With “Cricket” playing in the background, I was off to the English pub in Santa Monica. I was instructed to purchase a Crunchie next door for the barman (Raul), an insider’s tip by a friend before entering Ye Olde King’s Head. I was looking for “Raul” on arrival, but he had left a few hours before. The Crunchie would not be for naught. I met up with three friends at the back bar (“Bulldog Bar”), ordering a pint of Fullers London Pride; I fell in with them rather than having my druthers… wine.

Not too long after working on our brews we ordered. While others were inclined to go English, I avoided the bangers and mash, requesting the burger.

When the food hit the bar, I captured a few shots under dramatic lighting. It looked deceptive, a tad sloppy but I reserved judgment for my first few bites. The burger was also bigger than I’d anticipated. The meat was cooked to a flawless medium, but the texture of the patty was packed too tightly for it to be hand formed.

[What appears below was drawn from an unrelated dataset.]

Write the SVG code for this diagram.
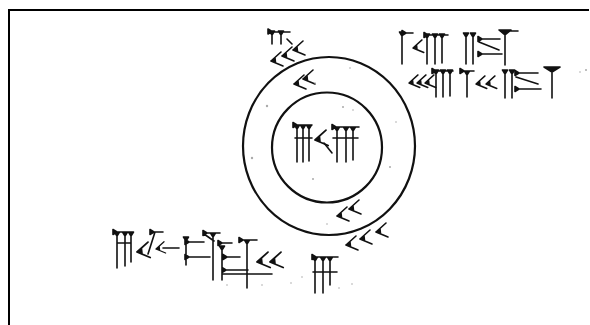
<svg xmlns="http://www.w3.org/2000/svg" xmlns:xlink="http://www.w3.org/1999/xlink" width="590" height="325" viewBox="0 0 590 325">
<style>
.c{fill:#111;stroke:#111;stroke-width:1.6;stroke-linejoin:round;stroke-linecap:round}
.ring{fill:none;stroke:#111;stroke-width:2.2}
.frame{fill:none;stroke:#000;stroke-width:2}
.dot{fill:#aaa}
</style>
<defs>
<path id="wk" class="c" d="M0,0 L10,-9 M0,0 L12,5 M0,0 L4,-3 L4.5,1.5 Z"/>
</defs>
<rect width="590" height="325" fill="#fff"/>
<g id="frame">
<path class="frame" d="M9,325 V10 H588"/>
<path class="frame" d="M585,10 h4" stroke-width="3"/>
</g>
<g id="rings">
<ellipse class="ring" cx="329" cy="146" rx="86" ry="89"/>
<circle class="ring" cx="327" cy="147.5" r="55"/>
</g>
<g id="top-left">
<path class="c" d="M268,29 v5 l4,-2.5 z M268,32 H290 M269.5,31 h5 l-2.5,4 z M272,31 V44 M278.5,31 h5 l-2.5,4 z M281,31 V44 M287,39 L292,44"/>
<use xlink:href="#wk" href="#wk" transform="translate(271,61)"/>
<use xlink:href="#wk" href="#wk" transform="translate(282,56)"/>
<use xlink:href="#wk" href="#wk" transform="translate(293,50)"/>
<use xlink:href="#wk" href="#wk" transform="translate(294,84)"/>
<use xlink:href="#wk" href="#wk" transform="translate(303,79)"/>
</g>
<g id="top-right">
<path class="c" d="M399.5,32 h5 l-2.5,4 z M402,32 V64 M402,30.5 v5 l4,-2.5 z M402,33 H413"/>
<use xlink:href="#wk" href="#wk" transform="translate(413,48) scale(0.9)"/>
<path class="c" d="M424,32.5 v5 l4,-2.5 z M424,35 H448 M424.5,34 h5 l-2.5,4 z M427,34 V64 M432.5,34 h5 l-2.5,4 z M435,34 V64 M439.5,34 h5 l-2.5,4 z M442,34 V63"/>
<path class="c" d="M463.5,33 h5 l-2.5,4 z M466,33 V64 M470.5,33 h5 l-2.5,4 z M473,33 V64"/>
<path class="c" d="M478,36.5 v5 l4,-2.5 z M478,39 H500 M479,42 L499,50 M478,51.5 v5 l4,-2.5 z M478,54 H502 M499,30 h12 l-6,5 z M505,31 H518 M505,32 V65"/>
<use xlink:href="#wk" href="#wk" transform="translate(409,83) scale(0.9)"/>
<use xlink:href="#wk" href="#wk" transform="translate(417,83) scale(0.9)"/>
<use xlink:href="#wk" href="#wk" transform="translate(425,83) scale(0.9)"/>
<path class="c" d="M432,68.5 v5 l4,-2.5 z M432,71 H453 M433.5,70 h5 l-2.5,4 z M436,70 V97 M440.5,70 h5 l-2.5,4 z M443,70 V97 M447.5,70 h5 l-2.5,4 z M450,70 V96"/>
<path class="c" d="M460,68.5 v5 l4,-2.5 z M460,71 H474 M464.5,71 h5 l-2.5,4 z M467,71 V97"/>
<use xlink:href="#wk" href="#wk" transform="translate(476,84) scale(0.9)"/>
<use xlink:href="#wk" href="#wk" transform="translate(486,84) scale(0.9)"/>
<path class="c" d="M502.5,70 h5 l-2.5,4 z M505,70 V98 M509.5,70 h5 l-2.5,4 z M512,70 V98"/>
<path class="c" d="M515,70.5 v5 l4,-2.5 z M515,73 H538 M516,77 L538,84 M515,86.5 v5 l4,-2.5 z M515,89 H541"/>
<path class="c" d="M544,67 h16 l-8,5 z M552,68 V98"/>
</g>
<g id="center">
<path class="c" d="M293,122.5 v5 l4,-2.5 z M293,125 H312 M294.5,125 h5 l-2.5,4 z M297,125 V162 M300.5,125 h5 l-2.5,4 z M303,125 V162 M306.5,125 h5 l-2.5,4 z M309,125 V161 M295,138 H312"/>
<use xlink:href="#wk" href="#wk" transform="translate(315,140) scale(1.1)"/>
<path class="c" d="M324,143 L332,153"/>
<path class="c" d="M332,124.5 v5 l4,-2.5 z M332,127 H359 M334.5,127 h5 l-2.5,4 z M337,127 V162 M343.5,127 h5 l-2.5,4 z M346,127 V162 M350.5,127 h5 l-2.5,4 z M353,127 V160 M333,138 H358"/>
</g>
<g id="ring-bottom">
<use xlink:href="#wk" href="#wk" transform="translate(337,216)"/>
<use xlink:href="#wk" href="#wk" transform="translate(349,209)"/>
</g>
<g id="outer-bottom-right">
<use xlink:href="#wk" href="#wk" transform="translate(346,245)"/>
<use xlink:href="#wk" href="#wk" transform="translate(360,239)"/>
<use xlink:href="#wk" href="#wk" transform="translate(376,232)"/>
</g>
<g id="bottom-sign">
<path class="c" d="M312,254.5 v5 l4,-2.5 z M312,257 H338 M312.5,257 h5 l-2.5,4 z M315,257 V293 M320.5,257 h5 l-2.5,4 z M323,257 V293 M327.5,257 h5 l-2.5,4 z M330,257 V285 M313,272 H337"/>
</g>
<g id="bottom-left">
<path class="c" d="M113,229.5 v5 l4,-2.5 z M113,232 H132 M114.5,232 h5 l-2.5,4 z M117,232 V268 M122.5,232 h5 l-2.5,4 z M125,232 V266 M128.5,232 h5 l-2.5,4 z M131,232 V262 M117,243 H131"/>
<use xlink:href="#wk" href="#wk" transform="translate(137,252) scale(1.1)"/>
<path class="c" d="M150,229.5 v5 l4,-2.5 z M150,232 H163 M155,232 L148,254"/>
<use xlink:href="#wk" href="#wk" transform="translate(156,249) scale(0.8)"/>
<path class="c" d="M163,248 H179"/>
<path class="c" d="M183.5,237 h5 l-2.5,4 z M186,237 V265 M185,239.5 v5 l4,-2.5 z M185,242 H204 M185,254.5 v5 l4,-2.5 z M185,257 H210 M203,230.5 v5 l4,-2.5 z M203,233 H220 M204,234 L214,241 M210.5,233 h5 l-2.5,4 z M213,233 V280"/>
<path class="c" d="M218,240.5 v5 l4,-2.5 z M218,243 H232 M219.5,246 h5 l-2.5,4 z M222,246 V280 M223,254.5 v5 l4,-2.5 z M223,257 H240 M222,267.5 v5 l4,-2.5 z M222,270 H248 M223,274 H272 M239,237.5 v5 l4,-2.5 z M239,240 H257 M244.5,240 h5 l-2.5,4 z M247,240 V288"/>
<use xlink:href="#wk" href="#wk" transform="translate(257,262) scale(1.1)"/>
<use xlink:href="#wk" href="#wk" transform="translate(270,262) scale(1.1)"/>
</g>
<g id="specks">
<circle class="dot" cx="343" cy="107" r="1"/>
<circle class="dot" cx="315" cy="83" r="0.8"/>
<circle class="dot" cx="353" cy="110" r="0.8"/>
<circle class="dot" cx="267" cy="106" r="1.2"/>
<circle class="dot" cx="252" cy="158" r="1.2"/>
<circle class="dot" cx="390" cy="167" r="1"/>
<circle class="dot" cx="396" cy="122" r="0.8"/>
<circle class="dot" cx="313" cy="179" r="1"/>
<circle class="dot" cx="327" cy="224" r="0.8"/>
<circle class="dot" cx="302" cy="277" r="0.8"/>
<circle class="dot" cx="339" cy="288" r="0.8"/>
<circle class="dot" cx="352" cy="284" r="0.8"/>
<circle class="dot" cx="291" cy="283" r="0.8"/>
<circle class="dot" cx="227" cy="285" r="0.8"/>
<circle class="dot" cx="262" cy="285" r="0.8"/>
<circle class="dot" cx="586" cy="70" r="1"/>
<circle class="dot" cx="580" cy="72" r="0.8"/>
<circle class="dot" cx="350" cy="68" r="0.8"/>
</g>
</svg>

The accompaniment, though disheveled in presentation, rescued the burger. The crunch of the raw red onion and the ripe tomato added a little depth to the under-seasoned patty. It definitely didn’t measure up to what I was hoping for. Serves me right for going domestic at an English pub.

My friends were happier with their selections and we all left full but this was another case of going in with elevated expectations. They weren’t met. I headed home to the sweet tune of “Sitting in the Midday Sun,” capping my average burger experience with a honeycomb treat. The chocolate bar and The Kinks helped me rebound from the unrealistic demands I placed on a pub that might be a better place to take in a traditional meal, a pint of beer, loft a dart or catch a game, rather than find the city’s best burger.